Your output is the lines from the first one to the one containing "const zip = (xs: number[], ys: number[])", repeated exactly, with images left out.
——
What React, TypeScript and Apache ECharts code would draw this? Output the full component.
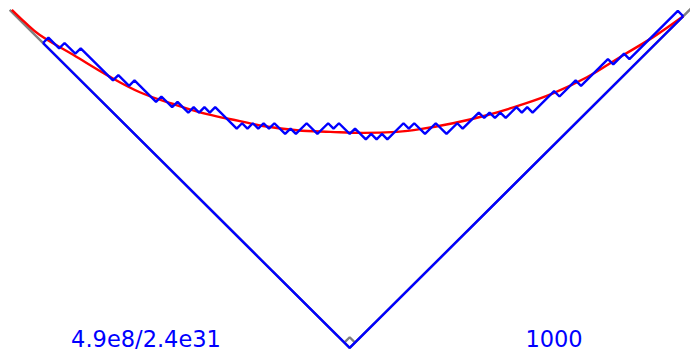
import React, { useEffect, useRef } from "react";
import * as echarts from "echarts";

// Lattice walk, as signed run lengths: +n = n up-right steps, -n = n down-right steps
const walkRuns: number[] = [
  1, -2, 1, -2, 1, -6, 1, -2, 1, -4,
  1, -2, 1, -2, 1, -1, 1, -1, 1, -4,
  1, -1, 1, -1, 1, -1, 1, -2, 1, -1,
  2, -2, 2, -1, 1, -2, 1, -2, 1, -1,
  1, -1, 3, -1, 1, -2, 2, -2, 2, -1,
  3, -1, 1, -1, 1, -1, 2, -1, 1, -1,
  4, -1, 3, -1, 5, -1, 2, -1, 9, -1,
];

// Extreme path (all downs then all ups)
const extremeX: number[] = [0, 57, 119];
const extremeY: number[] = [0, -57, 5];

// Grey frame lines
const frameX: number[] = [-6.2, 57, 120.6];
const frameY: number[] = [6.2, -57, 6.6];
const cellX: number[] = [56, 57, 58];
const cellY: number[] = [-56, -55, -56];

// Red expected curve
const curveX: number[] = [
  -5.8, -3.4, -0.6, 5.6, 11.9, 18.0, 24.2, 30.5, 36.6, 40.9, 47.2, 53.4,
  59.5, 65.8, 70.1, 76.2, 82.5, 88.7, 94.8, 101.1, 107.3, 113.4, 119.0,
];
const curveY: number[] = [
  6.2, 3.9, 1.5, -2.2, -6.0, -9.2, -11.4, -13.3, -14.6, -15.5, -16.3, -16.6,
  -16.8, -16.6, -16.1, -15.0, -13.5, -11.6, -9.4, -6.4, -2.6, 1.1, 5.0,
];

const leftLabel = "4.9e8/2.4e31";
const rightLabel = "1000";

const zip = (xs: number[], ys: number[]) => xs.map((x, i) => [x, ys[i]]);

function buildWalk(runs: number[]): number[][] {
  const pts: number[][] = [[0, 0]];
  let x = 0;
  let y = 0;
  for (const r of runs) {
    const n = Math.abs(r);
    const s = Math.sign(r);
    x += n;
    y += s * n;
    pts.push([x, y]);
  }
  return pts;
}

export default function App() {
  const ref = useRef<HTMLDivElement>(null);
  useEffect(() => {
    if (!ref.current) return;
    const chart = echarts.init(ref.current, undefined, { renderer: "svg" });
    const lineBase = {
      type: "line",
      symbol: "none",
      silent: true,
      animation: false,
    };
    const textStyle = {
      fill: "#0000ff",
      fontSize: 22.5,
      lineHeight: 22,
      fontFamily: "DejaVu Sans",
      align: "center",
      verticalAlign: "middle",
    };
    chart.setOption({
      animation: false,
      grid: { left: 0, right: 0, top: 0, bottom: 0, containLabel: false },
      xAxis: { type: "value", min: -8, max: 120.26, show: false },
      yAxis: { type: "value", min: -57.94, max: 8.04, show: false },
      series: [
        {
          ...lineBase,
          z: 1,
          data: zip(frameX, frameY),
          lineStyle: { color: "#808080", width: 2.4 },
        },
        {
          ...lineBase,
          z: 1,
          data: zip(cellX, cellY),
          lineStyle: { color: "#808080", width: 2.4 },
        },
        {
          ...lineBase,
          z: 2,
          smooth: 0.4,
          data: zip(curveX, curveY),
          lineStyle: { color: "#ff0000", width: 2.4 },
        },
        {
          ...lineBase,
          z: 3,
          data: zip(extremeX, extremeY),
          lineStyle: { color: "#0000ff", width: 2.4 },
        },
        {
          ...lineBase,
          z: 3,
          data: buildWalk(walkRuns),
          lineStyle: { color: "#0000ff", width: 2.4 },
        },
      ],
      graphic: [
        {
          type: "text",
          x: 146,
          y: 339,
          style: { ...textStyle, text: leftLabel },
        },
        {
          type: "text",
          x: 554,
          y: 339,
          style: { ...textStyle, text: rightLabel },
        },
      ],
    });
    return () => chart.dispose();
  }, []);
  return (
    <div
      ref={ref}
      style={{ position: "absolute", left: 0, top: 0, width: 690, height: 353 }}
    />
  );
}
——
**Answer to the task**
What React, TypeScript and Apache ECharts code would draw this? Output the full component.
import React, { useEffect, useRef } from "react";
import * as echarts from "echarts";

// Lattice walk, as signed run lengths: +n = n up-right steps, -n = n down-right steps
const walkRuns: number[] = [
  1, -2, 1, -2, 1, -6, 1, -2, 1, -4,
  1, -2, 1, -2, 1, -1, 1, -1, 1, -4,
  1, -1, 1, -1, 1, -1, 1, -2, 1, -1,
  2, -2, 2, -1, 1, -2, 1, -2, 1, -1,
  1, -1, 3, -1, 1, -2, 2, -2, 2, -1,
  3, -1, 1, -1, 1, -1, 2, -1, 1, -1,
  4, -1, 3, -1, 5, -1, 2, -1, 9, -1,
];

// Extreme path (all downs then all ups)
const extremeX: number[] = [0, 57, 119];
const extremeY: number[] = [0, -57, 5];

// Grey frame lines
const frameX: number[] = [-6.2, 57, 120.6];
const frameY: number[] = [6.2, -57, 6.6];
const cellX: number[] = [56, 57, 58];
const cellY: number[] = [-56, -55, -56];

// Red expected curve
const curveX: number[] = [
  -5.8, -3.4, -0.6, 5.6, 11.9, 18.0, 24.2, 30.5, 36.6, 40.9, 47.2, 53.4,
  59.5, 65.8, 70.1, 76.2, 82.5, 88.7, 94.8, 101.1, 107.3, 113.4, 119.0,
];
const curveY: number[] = [
  6.2, 3.9, 1.5, -2.2, -6.0, -9.2, -11.4, -13.3, -14.6, -15.5, -16.3, -16.6,
  -16.8, -16.6, -16.1, -15.0, -13.5, -11.6, -9.4, -6.4, -2.6, 1.1, 5.0,
];

const leftLabel = "4.9e8/2.4e31";
const rightLabel = "1000";

const zip = (xs: number[], ys: number[]) => xs.map((x, i) => [x, ys[i]]);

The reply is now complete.